Another thing eagle-eyed guests might notice in the Patton house is plenty of repetition. “A home feels cohesive when you repeat details,” she says. Look closely and you’ll see brass hardware in almost every room in the house, the color blue repeated throughout, and dainty scallop details on everything from chair cushions and drapes to bathroom countertops.  

 But Patton’s commitment to playfulness and celebrating her family members’ various personalities is perhaps the home’s most noticeable quality, from the dedicated record room for her music-loving husband and whimsical papier-mâché chandelier in her middle daughter’s bedroom to the laundry room’s monkey-adorned wallpaper and the hilarious “That’s what she said” quote from NBC’s The Office spelled out in penny tile in her son’s shower.   

“I think homes should be fun,” the designer says simply.

All’s Well That Wears Well

Designer and homeowner Janelle Patton shares her tips to family-friendly living that also lives beautifully. 

“To me, reducing stress is an essential component of wellness,” says Patton. “Fussy finishes are a fast way to make your blood pressure spike.” To lessen the stress in her own home renovation, durable finishes were a must.
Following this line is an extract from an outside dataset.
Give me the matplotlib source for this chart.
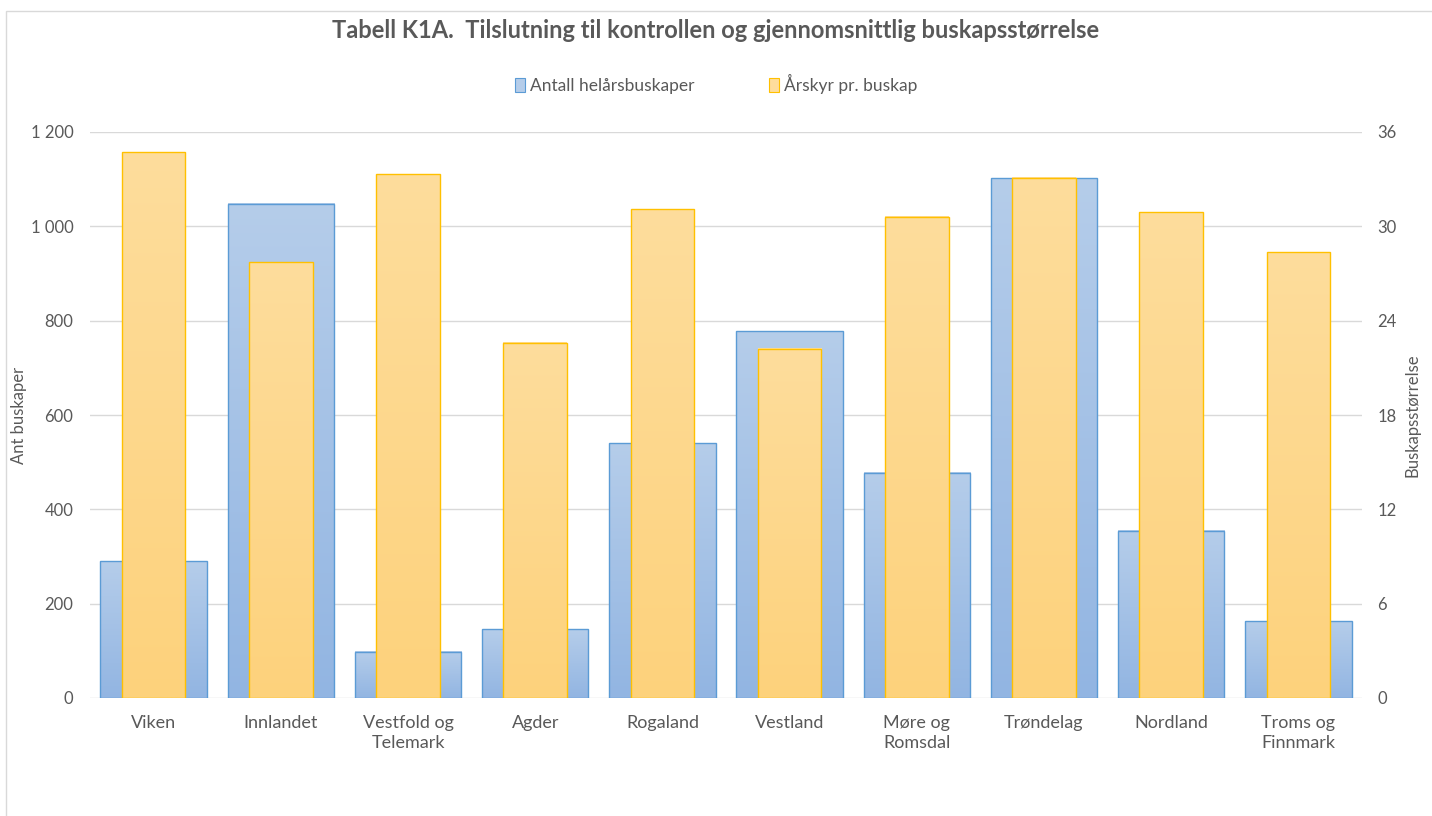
import numpy as np
import matplotlib
matplotlib.use("Agg")
import matplotlib.pyplot as plt
from matplotlib.patches import Patch, Rectangle
from matplotlib.colors import to_rgb
from matplotlib.ticker import FuncFormatter

plt.rcParams['font.family'] = ['Lato', 'DejaVu Sans']

categories = ["Viken", "Innlandet", "Vestfold og\nTelemark", "Agder", "Rogaland",
              "Vestland", "Møre og\nRomsdal", "Trøndelag", "Nordland", "Troms og\nFinnmark"]
antall = [290, 1048, 98, 146, 540, 778, 478, 1102, 355, 163]
arskyr = [34.7, 27.7, 33.3, 22.6, 31.1, 22.2, 30.6, 33.1, 30.9, 28.35]

title = "Tabell K1A.  Tilslutning til kontrollen og gjennomsnittlig buskapsstørrelse"
series_names = ["Antall helårsbuskaper", "Årskyr pr. buskap"]
left_label = "Ant buskaper"
right_label = "Buskapsstørrelse"
left_ticks = [0, 200, 400, 600, 800, 1000, 1200]
right_ticks = [0, 6, 12, 18, 24, 30, 36]

blue_top, blue_bot, blue_edge = "#B5CDEA", "#92B5E2", "#5B9BD5"
yel_top, yel_bot, yel_edge = "#FEDD9C", "#FDD27C", "#FFC000"
txt = "#595959"

fig = plt.figure(figsize=(14.32, 8.16), dpi=100)
fig.patch.set_facecolor("white")
# chart frame
fig.add_artist(Rectangle((6/1432, -0.1), 2, 1 - 11/816 + 0.1, transform=fig.transFigure,
                         fill=False, edgecolor="#D9D9D9", linewidth=1.0))

x0_px, x1_px, ytop_px, ybot_px = 90, 1362, 132, 698
ax = fig.add_axes([x0_px/1432, 1 - ybot_px/816, (x1_px - x0_px)/1432, (ybot_px - ytop_px)/816])
ax2 = ax.twinx()

x = np.arange(len(categories))


def gradient_fill(a, bars, top, bot, z):
    t = np.linspace(0, 1, 128).reshape(-1, 1, 1)
    c_top = np.array(to_rgb(top)).reshape(1, 1, 3)
    c_bot = np.array(to_rgb(bot)).reshape(1, 1, 3)
    img = c_top * (1 - t) + c_bot * t
    for b in bars:
        bx, by = b.get_x(), b.get_y()
        w, h = b.get_width(), b.get_height()
        a.imshow(img, extent=(bx, bx + w, by, by + h), aspect='auto',
                 origin='upper', zorder=z, interpolation='bilinear')


b1 = ax.bar(x, antall, width=0.835, facecolor='none', edgecolor=blue_edge,
            linewidth=1.0, zorder=3)
gradient_fill(ax, b1, blue_top, blue_bot, 2)
b2 = ax2.bar(x, arskyr, width=0.5, facecolor='none', edgecolor=yel_edge,
             linewidth=1.0, zorder=3)
gradient_fill(ax2, b2, yel_top, yel_bot, 2)

ax.set_xlim(-0.5, len(categories) - 0.5)
ax.set_ylim(0, 1200)
ax2.set_ylim(0, 36)
ax.set_yticks(left_ticks)
ax2.set_yticks(right_ticks)
ax.yaxis.set_major_formatter(FuncFormatter(lambda v, p: f"{int(v):,}".replace(",", " ")))
ax.grid(axis='y', color="#D9D9D9", linewidth=1.0, zorder=0)
ax.set_axisbelow(True)
ax.set_xticks(x)
ax.set_xticklabels(categories, fontsize=13, color=txt, linespacing=1.35)

for a in (ax, ax2):
    for s in a.spines.values():
        s.set_visible(False)
    a.tick_params(length=0, labelsize=12, labelcolor=txt)
ax.tick_params(axis='x', labelsize=13, pad=12)
ax.tick_params(axis='y', pad=12)
ax2.tick_params(axis='y', pad=11)

W = x1_px - x0_px
ax.set_ylabel(left_label, fontsize=12, color=txt)
ax.yaxis.set_label_coords((27 - x0_px) / W, 0.5)
ax2.set_ylabel(right_label, fontsize=12, color=txt)
ax2.yaxis.set_label_coords((1405 - x0_px) / W, 0.5)

fig.text(0.5, 1 - 31/816, title, ha='center', va='center', fontsize=17,
         fontweight='bold', color=txt)

handles = [Patch(facecolor=blue_top, edgecolor=blue_edge, linewidth=0.8),
           Patch(facecolor=yel_top, edgecolor=yel_edge, linewidth=0.8)]
fig.legend(handles, series_names, loc='center', bbox_to_anchor=(0.5, 1 - 84/816),
           ncol=2, frameon=False, fontsize=12.5, labelcolor=txt,
           handlelength=0.6, handleheight=0.85, handletextpad=0.25, columnspacing=4.3)

fig.savefig("out.png", dpi=100, facecolor="white")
Check out a few of the designer’s low-stress, no-mess techniques:

Opt for Hard-to-Hurt Countertops

“Quartzite countertops like ours are a fantastic, real-stone alternative to marble,” she says. “Quartzite is harder than marble and more resistant to staining and scratching.”

Performance Fabrics Are Your Friend

“Pick performance fabrics whenever possible,” Patton advises. “I designed our banquette with vinyl on the seat so that I could spend dinner bonding with my kids rather than reminding them to use a napkin.” Her go-to performance fabrics include InsideOut, Crypton, and Sunbrella.

Pick Paint Finishes That Can Take a Beating

“For high-traffic areas, pre-catalyzed lacquer is the most durable paint finish out there,” she says. “Fewer scratches on kitchen cabinets equals less stress for Mom.”